Friday, November 6, 2009

Beginings


This thesis began about 8 years in San Fernando, Trinidad. It was the year after I finished high school and the first time i played J'ouvert. I didn't really know what to expect. Filled with curiosity and the flush of first times, I joined 3 friends in San Fernando at around 4 in the morning. I had never seen the town that way. I grew up and went to primary and secondary school in that small town but I had never walked its streets in the twilight hours. That one morning of ecstasy on those streets transformed the way that I interacted with the place. It hit me, dancing in the early morning light on the Promenade, past the entrance to my high school, past the public library, past the Catholic Church and the police station, that I realised what I was doing. I was declaring myself to these places and people - I was dancing out of my skin and into the mud that coated my body in a kind of public exaltation of freedom.
So this thesis starts on that day - in that moment: half clothed and covered in mud.
But was there something before that that made that revelation possible? Yes. I cannot say for every little girl, but for my 5 year old self, my mornings and afternoons were inspired by walks with my father. My dad would take me into downtown San Fernando on Carnival Tuesdays every year, since I was about 5 or 6 until I was a teenager. When I was small enough to get lost in a crowd, I would be safely seated on his shoulders. Best seat in the house! From that young age I chased colourful feathers on the street and was completely captured by Wild Indian Mas even then. My dad showed me Mas Camps and explained what they were when we saw people emerging from them. He showed me while we walked through San Fernando where the different camps were and would even tell me about how some things were made. So you see, although he may regret inciting this passion in me, he showed me the way into this Carnival world.
During my Undergrad, I kept my fascination limited to my infrequent canvases. Those 5 years are a painful blur. In my year off before starting Masters, I worked in Port-of-Spain. Port-of-Spain is a 2 hour drive away from my hometown of San Fernando. It was such a painful trek every morning in rush hour traffic that I moved to Port-of-Spain for the first time. I didn’t really know the place that well. There were a few places that I went to and those were the only little bits I knew about. Carnival time started to dawn on the city in the beginning of January after Christmas was over. I would be playing J’ouvert in Port-of-Spain for the first time. I had organised with my boyfriend and his family to go into town with a band that the family knows.
We played Blue. We all convened at a friend of the family’s house in Belmont and we walked into town. We danced through Port-of-Spain all morning long and it was again magical. I was more hesitant than I was in San Fernando, but from that day forward, I knew Port-of-Spain in a new way. From that day on I owned a little piece of town and those streets I danced on, I felt I had a right to.

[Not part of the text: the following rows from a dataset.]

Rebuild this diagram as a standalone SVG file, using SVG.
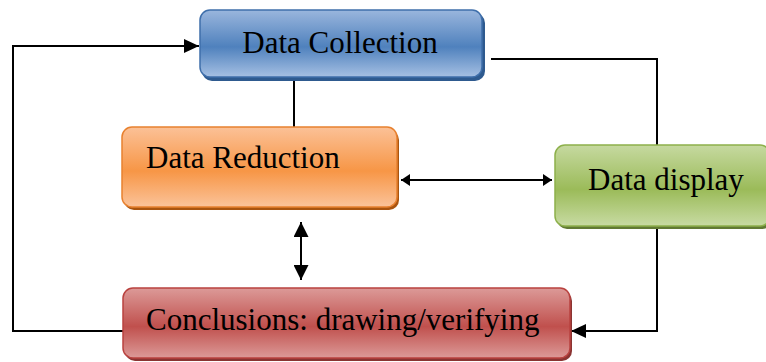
<svg xmlns="http://www.w3.org/2000/svg" width="766" height="362" viewBox="0 0 766 362">
<style>
.lbl{font-family:"Liberation Serif","Times New Roman",serif;font-size:31px;fill:#000}
.con{fill:none;stroke:#000;stroke-width:2}
</style>
<defs>
<linearGradient id="gBlue" x1="0" y1="0" x2="0" y2="1"><stop offset="0" stop-color="#9ab6dd"/><stop offset="0.55" stop-color="#4f81bd"/><stop offset="1" stop-color="#a6c0e3"/></linearGradient>
<linearGradient id="gOrange" x1="0" y1="0" x2="0" y2="1"><stop offset="0" stop-color="#fbc197"/><stop offset="0.55" stop-color="#f79646"/><stop offset="1" stop-color="#fbc39a"/></linearGradient>
<linearGradient id="gGreen" x1="0" y1="0" x2="0" y2="1"><stop offset="0" stop-color="#c6d9a0"/><stop offset="0.55" stop-color="#9bbb59"/><stop offset="1" stop-color="#c8dba3"/></linearGradient>
<linearGradient id="gRed" x1="0" y1="0" x2="0" y2="1"><stop offset="0" stop-color="#dc9a98"/><stop offset="0.55" stop-color="#c0504d"/><stop offset="1" stop-color="#dc9a98"/></linearGradient>
<marker id="ahH" viewBox="0 0 10 10" refX="10" refY="5" markerWidth="9" markerHeight="12" markerUnits="userSpaceOnUse" orient="auto-start-reverse" preserveAspectRatio="none"><path d="M0,0 L10,5 L0,10 Z" fill="#000"/></marker>
<marker id="ahV" viewBox="0 0 10 10" refX="10" refY="5" markerWidth="15" markerHeight="15" markerUnits="userSpaceOnUse" orient="auto-start-reverse" preserveAspectRatio="none"><path d="M0,0 L10,5 L0,10 Z" fill="#000"/></marker>
<marker id="ahBig" viewBox="0 0 10 10" refX="10" refY="5" markerWidth="15" markerHeight="14" markerUnits="userSpaceOnUse" orient="auto" preserveAspectRatio="none"><path d="M0,0 L10,5 L0,10 Z" fill="#000"/></marker>
</defs>

<g id="connectors">
<path class="con" d="M123,331 H13 V46 H199" marker-end="url(#ahBig)"/>
<path class="con" d="M294,80 V127"/>
<path class="con" d="M491,59 H657 V145"/>
<path class="con" d="M401,180 H552" marker-start="url(#ahH)" marker-end="url(#ahH)"/>
<path class="con" d="M301,222 V280" marker-start="url(#ahV)" marker-end="url(#ahV)"/>
<path class="con" d="M657,226 V331 H571" marker-end="url(#ahBig)"/>
</g>

<g id="data-collection">
<rect x="202" y="13" width="283" height="68" rx="10" fill="#2e5a8f"/>
<rect x="200" y="10" width="282" height="67" rx="10" fill="url(#gBlue)" stroke="#3f6fab" stroke-width="1.5"/>
<text class="lbl" x="340" y="53" text-anchor="middle">Data Collection</text>
</g>

<g id="data-reduction">
<rect x="124" y="130" width="275" height="80" rx="10" fill="#a9540f"/>
<rect x="122" y="127" width="275" height="80" rx="10" fill="url(#gOrange)" stroke="#e8812f" stroke-width="1.5"/>
<text class="lbl" x="146" y="168">Data Reduction</text>
</g>

<g id="data-display">
<rect x="557" y="148" width="215" height="81" rx="10" fill="#617a33"/>
<rect x="555" y="145" width="215" height="81" rx="10" fill="url(#gGreen)" stroke="#8db04b" stroke-width="1.5"/>
<text class="lbl" x="588" y="190">Data display</text>
</g>

<g id="conclusions">
<rect x="125" y="291" width="447" height="70" rx="10" fill="#8a3432"/>
<rect x="123" y="288" width="447" height="70" rx="10" fill="url(#gRed)" stroke="#b9423f" stroke-width="1.5"/>
<text class="lbl" x="146" y="330">Conclusions: drawing/verifying</text>
</g>
</svg>
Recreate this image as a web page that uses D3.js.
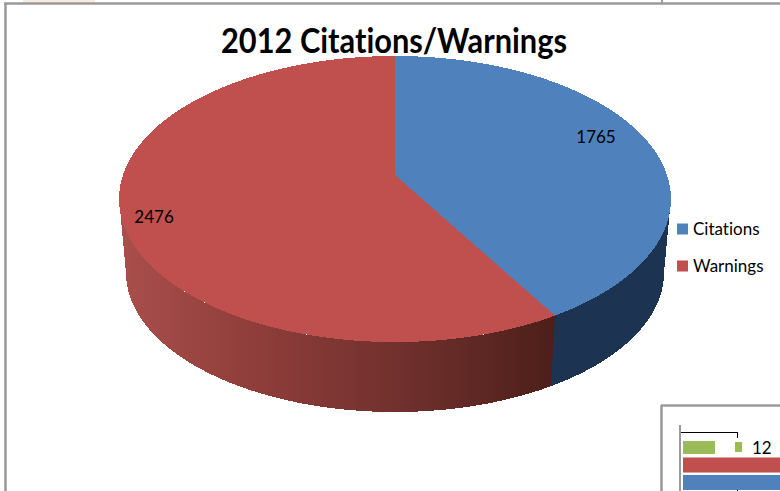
<!DOCTYPE html>
<html><head><meta charset="utf-8">
<style>html,body{margin:0;padding:0;background:#fff;overflow:hidden}svg{display:block}text{font-family:Lato,"Open Sans",sans-serif;fill:#000;font-variant-ligatures:none}</style>
<script src="https://cdnjs.cloudflare.com/ajax/libs/d3/7.8.5/d3.min.js"></script>
</head><body><svg id="c" width="780" height="491"></svg>
<script>
const title = "2012 Citations/Warnings";
const categories = ["Citations", "Warnings"];
const values = [1765, 2476];
const topColors = ["#4f81bd", "#c0504d"];
const insetCategories = ["green", "red", "blue"];
const insetLabel = "12";

const svg = d3.select("#c");
const defs = svg.append("defs");

// Perspective projection of a unit disc onto the picture plane
const CX = 395, APEX = 175, R = 272, C = 0.168, A = -109.6;
function proj(u, v) {
  const d = 1 + C * v;
  return [CX + R * u / d, (A * v + APEX) / d];
}
const S = 0.975, DY = 78.5;
const lower = p => [CX + S * (p[0] - CX), DY + S * p[1]];
const rim = (a0, a1) => d3.range(0, 241).map(i => {
  const t = a0 + (a1 - a0) * i / 240;
  return proj(Math.sin(t), Math.cos(t));
});

const arcs = d3.pie().sort(null)(values);
const line = d3.line();

// Side wall shading
const gr = defs.append("linearGradient").attr("id", "redSide")
  .attr("gradientUnits", "userSpaceOnUse").attr("x1", 120).attr("x2", 555).attr("y1", 0).attr("y2", 0);
[[0, "#a94f4c"], [0.3, "#903e3b"], [0.65, "#70302d"], [1, "#4d1f1a"]]
  .forEach(s => gr.append("stop").attr("offset", s[0]).attr("stop-color", s[1]));
const sideFills = ["#1d3352", "url(#redSide)"];

const pie = svg.append("g").attr("shape-rendering", "crispEdges");
// Only the part of the wall facing the viewer: between the two silhouette angles
const frontStart = Math.acos(-C), frontEnd = 2 * Math.PI - frontStart;
arcs.forEach((a, i) => {
  const r = rim(Math.max(a.startAngle, frontStart), Math.min(a.endAngle, frontEnd));
  pie.append("path").attr("d", line(r.concat(r.map(lower).reverse())) + "Z").attr("fill", sideFills[i]);
});
arcs.forEach((a, i) => {
  const r = rim(a.startAngle, a.endAngle);
  pie.append("path").attr("d", line([proj(0, 0)].concat(r)) + "Z").attr("fill", topColors[i]);
});

// Data labels, placed along each slice's mid-angle
const labelRadius = [0.80, 0.875], labelDy = [-4, 15], labelDx = [-2, -2];
arcs.forEach((a, i) => {
  const m = (a.startAngle + a.endAngle) / 2, f = labelRadius[i];
  const p = proj(f * Math.sin(m), f * Math.cos(m));
  svg.append("text").attr("x", p[0] + labelDx[i]).attr("y", p[1] + labelDy[i])
    .attr("text-anchor", "middle").attr("font-size", 17).text(values[i]);
});

// Title
svg.append("text").attr("x", 221).attr("y", 53)
  .attr("font-size", 35).attr("font-weight", 700)
  .attr("textLength", 346).attr("lengthAdjust", "spacingAndGlyphs").text(title);

// Legend
const ly = d3.scalePoint().domain(categories).range([229, 266]);
categories.forEach((c, i) => {
  svg.append("rect").attr("x", 677).attr("y", ly(c) - 5.5).attr("width", 11).attr("height", 11).attr("fill", topColors[i]);
  svg.append("text").attr("x", 693).attr("y", ly(c) + 5.5).attr("font-size", 17).text(c);
});

// Page frame fragments
const gray = "#9a9a9a";
const seg = (x1, y1, x2, y2, col, w) => svg.append("line").attr("x1", x1).attr("y1", y1).attr("x2", x2).attr("y2", y2).attr("stroke", col).attr("stroke-width", w);
svg.append("rect").attr("x", 23).attr("y", 0).attr("width", 72).attr("height", 2.5).attr("fill", "#f6e9dd");
seg(4, 3.5, 780, 3.5, gray, 2.5);
seg(5.5, 3, 5.5, 491, gray, 2.5);
seg(662, 0, 662, 3, gray, 2);

// Inset chart fragment at the lower right
seg(661, 405.5, 780, 405.5, gray, 2.5);
seg(661.5, 405, 661.5, 491, gray, 2.5);
seg(680, 425, 680, 491, gray, 2);
seg(681, 432.5, 737.5, 432.5, "#000", 1);
seg(737.5, 432, 737.5, 438, "#000", 1);
seg(737.5, 489, 737.5, 491, "#000", 1);
const insetY = d3.scaleBand().domain(insetCategories).range([440, 490]).paddingInner(0.14);
const insetFill = {green: "#9bbb59", red: "#c0504d", blue: "#4f81bd"};
const insetX = d3.scaleLinear().domain([0, 1]).range([683, 780]);
insetCategories.forEach(k => {
  if (k !== "green") svg.append("rect").attr("x", insetX(0)).attr("y", insetY(k)).attr("width", insetX(1) - insetX(0)).attr("height", insetY.bandwidth()).attr("fill", insetFill[k]);
});
svg.append("rect").attr("x", insetX(0)).attr("y", 441).attr("width", 32).attr("height", 13).attr("fill", insetFill.green);
svg.append("rect").attr("x", 735).attr("y", 442).attr("width", 7).attr("height", 10).attr("fill", insetFill.green);
svg.append("text").attr("x", 752).attr("y", 454).attr("font-size", 17).text(insetLabel);
</script></body></html>
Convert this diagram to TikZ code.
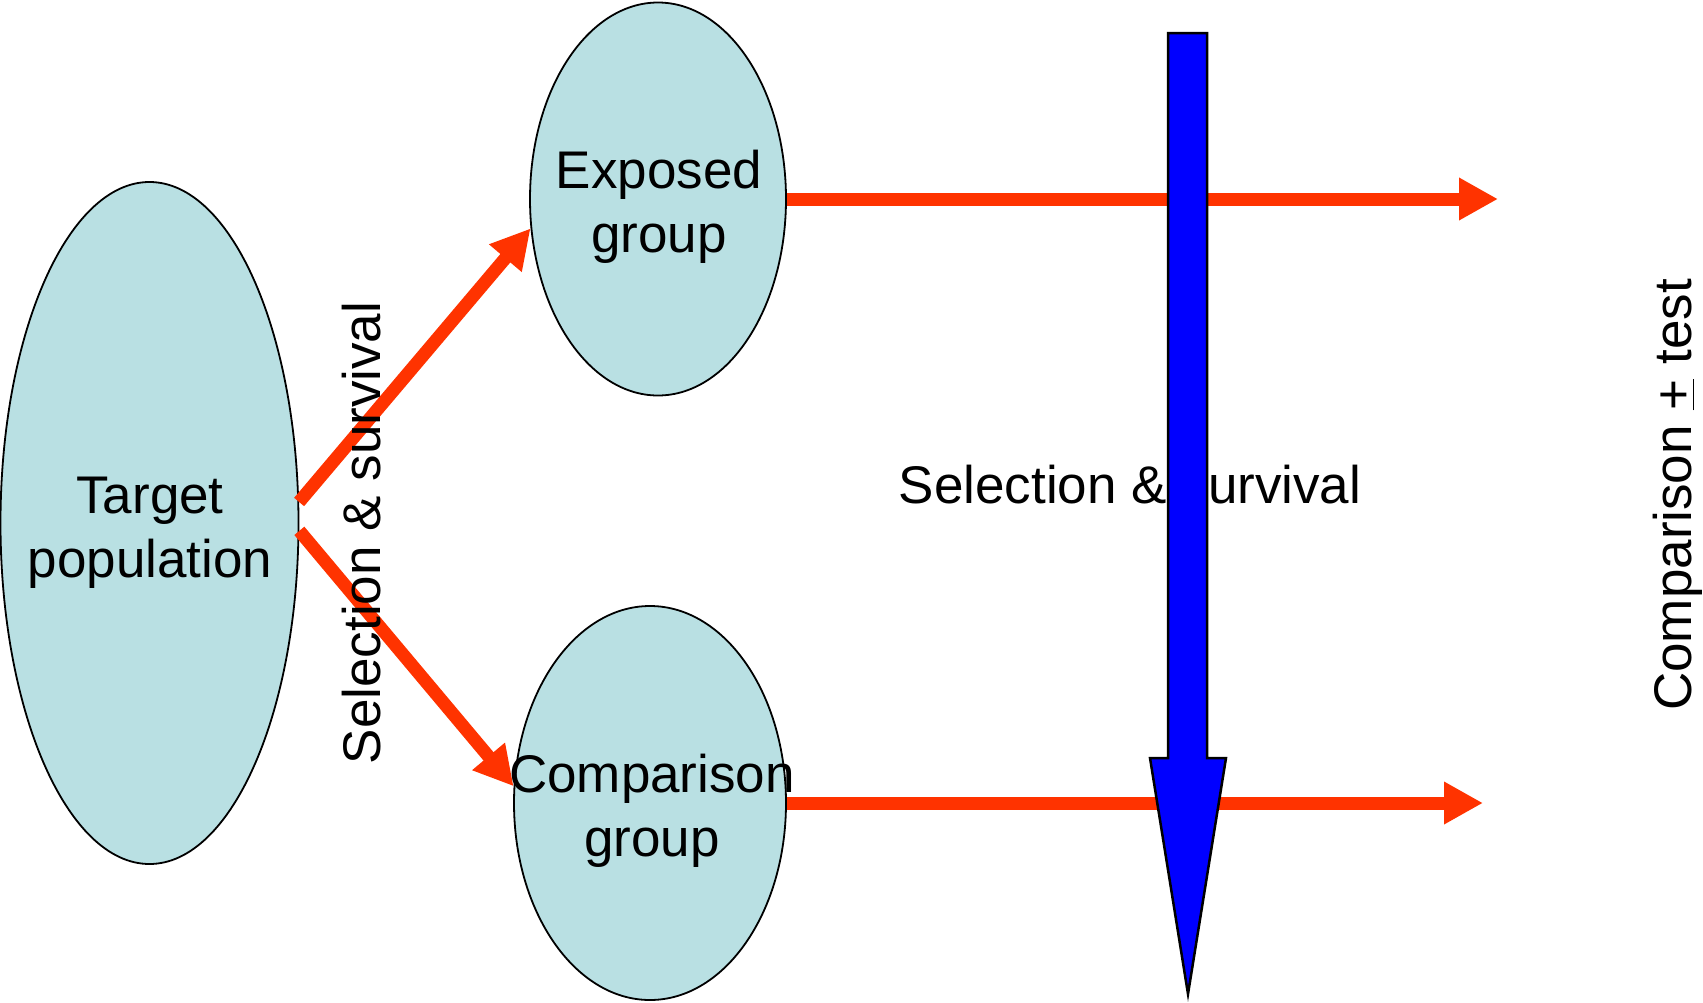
\documentclass[tikz,border=0pt]{standalone}
\usepackage{fontspec}
\setmainfont{Liberation Sans}
\usetikzlibrary{shapes.geometric,arrows.meta}
\definecolor{poolfill}{RGB}{185,224,227}
\definecolor{flow}{RGB}{255,51,0}
\begin{document}
\begin{tikzpicture}[x=1pt,y=-1pt,
  group/.style={ellipse,draw=black,line width=1.8pt,fill=poolfill,inner sep=0pt},
  lbl/.style={font=\fontsize{53}{64}\selectfont,align=center,inner sep=0pt},
  flowarrow/.style={draw=flow,line width=13pt,-{Triangle[length=39pt,width=40pt]}},
  bigarrow/.style={fill=blue,draw=black,line width=2.5pt,line join=miter}
]
\useasboundingbox (0,0) rectangle (1703,1002);

% populations
\node[group,minimum width=298pt,minimum height=682pt] (target) at (149.5,523) {};
\node[group,minimum width=256pt,minimum height=393pt] (exposed) at (658,199) {};
\node[group,minimum width=272pt,minimum height=394pt] (comparison) at (650,803) {};

% free ends of the follow-up arrows
\coordinate (expend) at (1498,199);
\coordinate (compend) at (1483,803);

% selection arrows and follow-up arrows
\draw[flowarrow] (target.8) -- (exposed.193);
\draw[flowarrow] (target.-3) -- (comparison.173);
\draw[flowarrow] (exposed.east) -- (expend);
\draw[flowarrow] (comparison.east) -- (compend);

% side labels
\node[lbl,rotate=90] (selleft) at (362,533) {Selection \& survival};
\node[lbl] (selmid) at (1130,485) {Selection \& survival};
\node[lbl,rotate=90] (cmptest) at (1678,495) {Comparison \underline{+} test};

% downward time arrow
\draw[bigarrow] (1168,33) -- (1207,33) -- (1207,758) -- (1226,758)
  -- (1188,994) -- (1150,758) -- (1168,758) -- cycle;

% group labels
\node[lbl] (targetlbl) at (150,533) {Target\\population};
\node[lbl] (exposedlbl) at (659,207) {Exposed\\group};
\node[lbl] (comparisonlbl) at (652,811) {Comparison\\group};
\end{tikzpicture}
\end{document}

So there it is: the personal legacy behind the thesis. To answer my own ‘Why bother?’ question, I am doing this thesis because as a growing artist and designer, I have for many years seen the unique power of masquerade to unite the person with the place in an exalted form. It’s not about taking you somewhere else or making you something you aren’t. Masquerade brings you closer to your ‘other self’. This thesis is therefore a peep into the other city that lies behind the one we think we know.